Write out the entire listing below exactly, with the pictures left out.
'''
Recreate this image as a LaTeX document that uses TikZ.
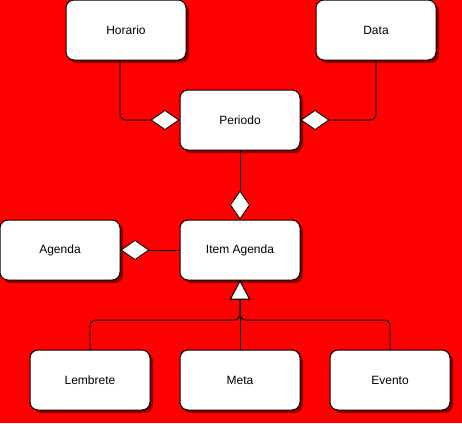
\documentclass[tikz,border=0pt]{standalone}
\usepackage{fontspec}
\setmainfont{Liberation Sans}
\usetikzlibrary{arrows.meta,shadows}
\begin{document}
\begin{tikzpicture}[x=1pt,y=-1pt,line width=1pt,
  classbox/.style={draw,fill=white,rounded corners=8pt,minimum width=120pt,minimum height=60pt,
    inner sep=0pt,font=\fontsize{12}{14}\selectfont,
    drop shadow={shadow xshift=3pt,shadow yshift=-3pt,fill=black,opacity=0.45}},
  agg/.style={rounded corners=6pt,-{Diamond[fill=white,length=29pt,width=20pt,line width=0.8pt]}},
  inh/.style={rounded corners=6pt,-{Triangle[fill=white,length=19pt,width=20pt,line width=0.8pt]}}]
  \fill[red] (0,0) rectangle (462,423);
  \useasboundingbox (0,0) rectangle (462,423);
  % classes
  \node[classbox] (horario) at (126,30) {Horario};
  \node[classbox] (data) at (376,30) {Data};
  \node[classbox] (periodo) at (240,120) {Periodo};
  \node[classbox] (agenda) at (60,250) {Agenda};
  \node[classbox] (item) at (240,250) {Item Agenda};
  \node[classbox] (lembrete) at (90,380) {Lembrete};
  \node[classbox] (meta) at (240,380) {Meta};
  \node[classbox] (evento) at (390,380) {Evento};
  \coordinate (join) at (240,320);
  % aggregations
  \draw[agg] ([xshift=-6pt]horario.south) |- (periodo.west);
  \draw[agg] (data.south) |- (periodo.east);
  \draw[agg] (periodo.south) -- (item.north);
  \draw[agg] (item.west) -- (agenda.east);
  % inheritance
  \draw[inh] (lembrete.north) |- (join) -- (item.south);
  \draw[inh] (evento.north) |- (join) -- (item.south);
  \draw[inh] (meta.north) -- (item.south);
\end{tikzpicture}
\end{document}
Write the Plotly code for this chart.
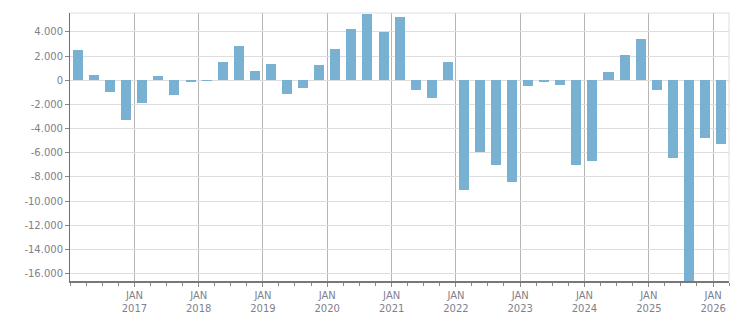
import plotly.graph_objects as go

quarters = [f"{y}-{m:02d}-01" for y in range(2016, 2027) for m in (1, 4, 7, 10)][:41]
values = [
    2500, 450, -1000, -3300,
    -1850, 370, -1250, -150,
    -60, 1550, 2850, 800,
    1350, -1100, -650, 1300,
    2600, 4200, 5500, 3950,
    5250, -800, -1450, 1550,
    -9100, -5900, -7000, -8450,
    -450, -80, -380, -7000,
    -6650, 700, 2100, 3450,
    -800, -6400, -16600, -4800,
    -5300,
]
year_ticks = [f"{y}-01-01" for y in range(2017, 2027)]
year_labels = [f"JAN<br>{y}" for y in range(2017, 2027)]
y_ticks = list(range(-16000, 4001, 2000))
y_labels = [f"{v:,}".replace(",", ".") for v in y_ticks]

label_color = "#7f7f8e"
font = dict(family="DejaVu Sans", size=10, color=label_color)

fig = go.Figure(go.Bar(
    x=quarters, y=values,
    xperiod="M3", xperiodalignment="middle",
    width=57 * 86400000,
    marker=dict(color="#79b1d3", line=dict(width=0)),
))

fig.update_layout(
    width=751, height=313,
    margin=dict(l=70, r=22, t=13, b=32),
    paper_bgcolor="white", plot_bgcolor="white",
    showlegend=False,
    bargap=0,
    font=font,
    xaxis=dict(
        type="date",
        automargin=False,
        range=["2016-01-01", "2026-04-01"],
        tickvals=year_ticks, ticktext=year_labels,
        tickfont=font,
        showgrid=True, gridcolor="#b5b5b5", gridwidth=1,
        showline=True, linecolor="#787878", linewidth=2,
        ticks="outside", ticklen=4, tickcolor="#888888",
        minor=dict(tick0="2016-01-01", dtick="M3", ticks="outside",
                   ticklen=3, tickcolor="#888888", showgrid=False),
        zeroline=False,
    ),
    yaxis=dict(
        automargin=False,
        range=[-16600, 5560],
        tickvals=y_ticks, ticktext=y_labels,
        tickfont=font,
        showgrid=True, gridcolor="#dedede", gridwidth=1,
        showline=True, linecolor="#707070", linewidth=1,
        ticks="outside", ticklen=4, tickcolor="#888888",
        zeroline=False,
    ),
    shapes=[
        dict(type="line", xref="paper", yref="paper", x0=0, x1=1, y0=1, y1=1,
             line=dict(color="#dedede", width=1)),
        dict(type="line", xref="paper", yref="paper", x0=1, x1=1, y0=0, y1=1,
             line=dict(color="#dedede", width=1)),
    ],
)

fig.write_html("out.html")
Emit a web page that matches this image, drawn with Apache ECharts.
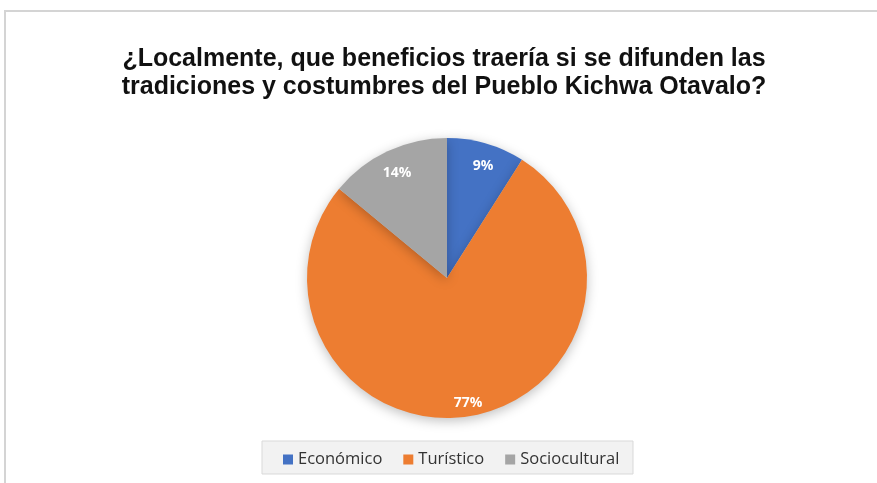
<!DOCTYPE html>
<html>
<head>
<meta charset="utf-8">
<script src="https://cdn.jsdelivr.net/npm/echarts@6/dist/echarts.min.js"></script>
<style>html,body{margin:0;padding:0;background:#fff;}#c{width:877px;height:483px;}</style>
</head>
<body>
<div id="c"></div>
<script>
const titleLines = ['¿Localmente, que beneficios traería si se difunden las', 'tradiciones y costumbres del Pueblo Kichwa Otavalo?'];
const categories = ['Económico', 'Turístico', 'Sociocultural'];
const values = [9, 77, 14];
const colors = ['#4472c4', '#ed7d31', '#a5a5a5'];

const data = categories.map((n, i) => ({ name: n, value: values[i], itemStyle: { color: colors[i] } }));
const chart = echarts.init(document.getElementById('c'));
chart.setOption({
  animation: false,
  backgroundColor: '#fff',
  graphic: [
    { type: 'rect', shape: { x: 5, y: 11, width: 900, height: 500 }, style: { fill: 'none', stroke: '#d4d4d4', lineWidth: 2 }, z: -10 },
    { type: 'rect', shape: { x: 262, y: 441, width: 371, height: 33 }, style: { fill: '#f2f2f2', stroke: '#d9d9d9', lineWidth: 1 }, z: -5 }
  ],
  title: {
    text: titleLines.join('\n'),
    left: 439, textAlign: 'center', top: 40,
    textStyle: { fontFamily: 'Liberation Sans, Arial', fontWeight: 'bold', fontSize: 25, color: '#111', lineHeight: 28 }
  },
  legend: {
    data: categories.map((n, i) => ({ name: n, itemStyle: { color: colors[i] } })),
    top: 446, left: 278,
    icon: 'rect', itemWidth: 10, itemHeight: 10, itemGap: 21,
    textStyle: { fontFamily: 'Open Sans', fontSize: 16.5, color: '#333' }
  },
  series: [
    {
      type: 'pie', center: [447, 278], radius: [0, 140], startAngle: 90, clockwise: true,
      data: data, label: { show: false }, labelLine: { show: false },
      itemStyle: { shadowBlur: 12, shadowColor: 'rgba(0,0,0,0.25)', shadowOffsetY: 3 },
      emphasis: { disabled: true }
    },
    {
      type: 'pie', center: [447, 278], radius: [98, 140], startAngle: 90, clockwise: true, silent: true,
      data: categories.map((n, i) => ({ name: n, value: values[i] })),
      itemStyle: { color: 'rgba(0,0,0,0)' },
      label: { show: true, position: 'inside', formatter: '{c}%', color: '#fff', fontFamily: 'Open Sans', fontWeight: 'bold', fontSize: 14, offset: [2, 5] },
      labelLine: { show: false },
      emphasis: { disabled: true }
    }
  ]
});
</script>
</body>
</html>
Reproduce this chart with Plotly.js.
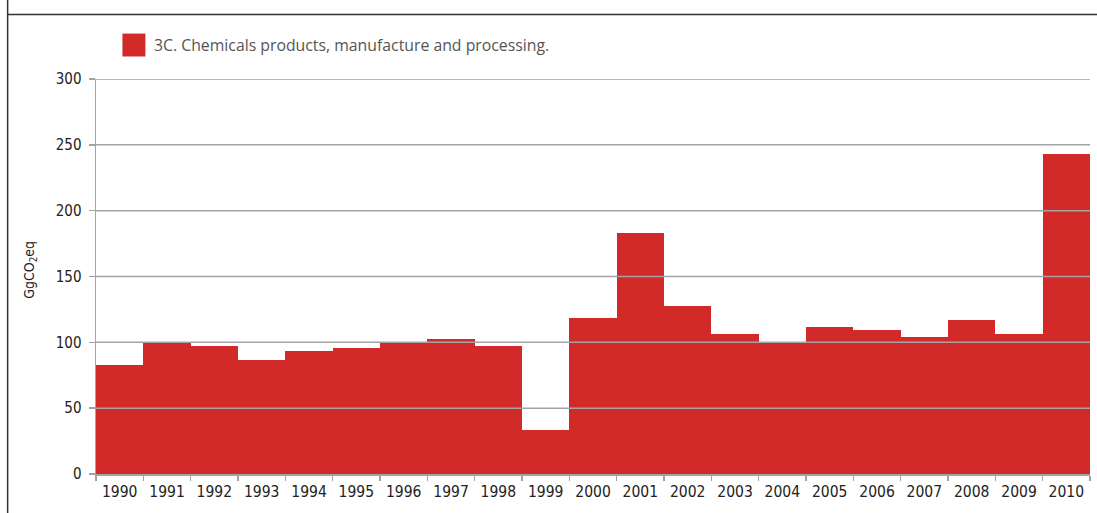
'''
FULL RESPONSE:
Recreate this image as a LaTeX document that uses TikZ.
\documentclass[tikz,border=0pt]{standalone}
\usepackage{fontspec}
\setmainfont{Liberation Sans}
\usetikzlibrary{arrows.meta,shadows}
\begin{document}
\begin{tikzpicture}[x=1pt,y=-1pt,line width=1pt,
  classbox/.style={draw,fill=white,rounded corners=8pt,minimum width=120pt,minimum height=60pt,
    inner sep=0pt,font=\fontsize{12}{14}\selectfont,
    drop shadow={shadow xshift=3pt,shadow yshift=-3pt,fill=black,opacity=0.45}},
  agg/.style={rounded corners=6pt,-{Diamond[fill=white,length=29pt,width=20pt,line width=0.8pt]}},
  inh/.style={rounded corners=6pt,-{Triangle[fill=white,length=19pt,width=20pt,line width=0.8pt]}}]
  \fill[red] (0,0) rectangle (462,423);
  \useasboundingbox (0,0) rectangle (462,423);
  % classes
  \node[classbox] (horario) at (126,30) {Horario};
  \node[classbox] (data) at (376,30) {Data};
  \node[classbox] (periodo) at (240,120) {Periodo};
  \node[classbox] (agenda) at (60,250) {Agenda};
  \node[classbox] (item) at (240,250) {Item Agenda};
  \node[classbox] (lembrete) at (90,380) {Lembrete};
  \node[classbox] (meta) at (240,380) {Meta};
  \node[classbox] (evento) at (390,380) {Evento};
  \coordinate (join) at (240,320);
  % aggregations
  \draw[agg] ([xshift=-6pt]horario.south) |- (periodo.west);
  \draw[agg] (data.south) |- (periodo.east);
  \draw[agg] (periodo.south) -- (item.north);
  \draw[agg] (item.west) -- (agenda.east);
  % inheritance
  \draw[inh] (lembrete.north) |- (join) -- (item.south);
  \draw[inh] (evento.north) |- (join) -- (item.south);
  \draw[inh] (meta.north) -- (item.south);
\end{tikzpicture}
\end{document}
Write the Plotly code for this chart.
import plotly.graph_objects as go

quarters = [f"{y}-{m:02d}-01" for y in range(2016, 2027) for m in (1, 4, 7, 10)][:41]
values = [
    2500, 450, -1000, -3300,
    -1850, 370, -1250, -150,
    -60, 1550, 2850, 800,
    1350, -1100, -650, 1300,
    2600, 4200, 5500, 3950,
    5250, -800, -1450, 1550,
    -9100, -5900, -7000, -8450,
    -450, -80, -380, -7000,
    -6650, 700, 2100, 3450,
    -800, -6400, -16600, -4800,
    -5300,
]
year_ticks = [f"{y}-01-01" for y in range(2017, 2027)]
year_labels = [f"JAN<br>{y}" for y in range(2017, 2027)]
y_ticks = list(range(-16000, 4001, 2000))
y_labels = [f"{v:,}".replace(",", ".") for v in y_ticks]

label_color = "#7f7f8e"
font = dict(family="DejaVu Sans", size=10, color=label_color)

fig = go.Figure(go.Bar(
    x=quarters, y=values,
    xperiod="M3", xperiodalignment="middle",
    width=57 * 86400000,
    marker=dict(color="#79b1d3", line=dict(width=0)),
))

fig.update_layout(
    width=751, height=313,
    margin=dict(l=70, r=22, t=13, b=32),
    paper_bgcolor="white", plot_bgcolor="white",
    showlegend=False,
    bargap=0,
    font=font,
    xaxis=dict(
        type="date",
        automargin=False,
        range=["2016-01-01", "2026-04-01"],
        tickvals=year_ticks, ticktext=year_labels,
        tickfont=font,
        showgrid=True, gridcolor="#b5b5b5", gridwidth=1,
        showline=True, linecolor="#787878", linewidth=2,
        ticks="outside", ticklen=4, tickcolor="#888888",
        minor=dict(tick0="2016-01-01", dtick="M3", ticks="outside",
                   ticklen=3, tickcolor="#888888", showgrid=False),
        zeroline=False,
    ),
    yaxis=dict(
        automargin=False,
        range=[-16600, 5560],
        tickvals=y_ticks, ticktext=y_labels,
        tickfont=font,
        showgrid=True, gridcolor="#dedede", gridwidth=1,
        showline=True, linecolor="#707070", linewidth=1,
        ticks="outside", ticklen=4, tickcolor="#888888",
        zeroline=False,
    ),
    shapes=[
        dict(type="line", xref="paper", yref="paper", x0=0, x1=1, y0=1, y1=1,
             line=dict(color="#dedede", width=1)),
        dict(type="line", xref="paper", yref="paper", x0=1, x1=1, y0=0, y1=1,
             line=dict(color="#dedede", width=1)),
    ],
)

fig.write_html("out.html")
Emit a web page that matches this image, drawn with Apache ECharts.
<!DOCTYPE html>
<html>
<head>
<meta charset="utf-8">
<script src="https://cdn.jsdelivr.net/npm/echarts@6/dist/echarts.min.js"></script>
<style>html,body{margin:0;padding:0;background:#fff;}#c{width:877px;height:483px;}</style>
</head>
<body>
<div id="c"></div>
<script>
const titleLines = ['¿Localmente, que beneficios traería si se difunden las', 'tradiciones y costumbres del Pueblo Kichwa Otavalo?'];
const categories = ['Económico', 'Turístico', 'Sociocultural'];
const values = [9, 77, 14];
const colors = ['#4472c4', '#ed7d31', '#a5a5a5'];

const data = categories.map((n, i) => ({ name: n, value: values[i], itemStyle: { color: colors[i] } }));
const chart = echarts.init(document.getElementById('c'));
chart.setOption({
  animation: false,
  backgroundColor: '#fff',
  graphic: [
    { type: 'rect', shape: { x: 5, y: 11, width: 900, height: 500 }, style: { fill: 'none', stroke: '#d4d4d4', lineWidth: 2 }, z: -10 },
    { type: 'rect', shape: { x: 262, y: 441, width: 371, height: 33 }, style: { fill: '#f2f2f2', stroke: '#d9d9d9', lineWidth: 1 }, z: -5 }
  ],
  title: {
    text: titleLines.join('\n'),
    left: 439, textAlign: 'center', top: 40,
    textStyle: { fontFamily: 'Liberation Sans, Arial', fontWeight: 'bold', fontSize: 25, color: '#111', lineHeight: 28 }
  },
  legend: {
    data: categories.map((n, i) => ({ name: n, itemStyle: { color: colors[i] } })),
    top: 446, left: 278,
    icon: 'rect', itemWidth: 10, itemHeight: 10, itemGap: 21,
    textStyle: { fontFamily: 'Open Sans', fontSize: 16.5, color: '#333' }
  },
  series: [
    {
      type: 'pie', center: [447, 278], radius: [0, 140], startAngle: 90, clockwise: true,
      data: data, label: { show: false }, labelLine: { show: false },
      itemStyle: { shadowBlur: 12, shadowColor: 'rgba(0,0,0,0.25)', shadowOffsetY: 3 },
      emphasis: { disabled: true }
    },
    {
      type: 'pie', center: [447, 278], radius: [98, 140], startAngle: 90, clockwise: true, silent: true,
      data: categories.map((n, i) => ({ name: n, value: values[i] })),
      itemStyle: { color: 'rgba(0,0,0,0)' },
      label: { show: true, position: 'inside', formatter: '{c}%', color: '#fff', fontFamily: 'Open Sans', fontWeight: 'bold', fontSize: 14, offset: [2, 5] },
      labelLine: { show: false },
      emphasis: { disabled: true }
    }
  ]
});
</script>
</body>
</html>
Reproduce this chart with Plotly.js.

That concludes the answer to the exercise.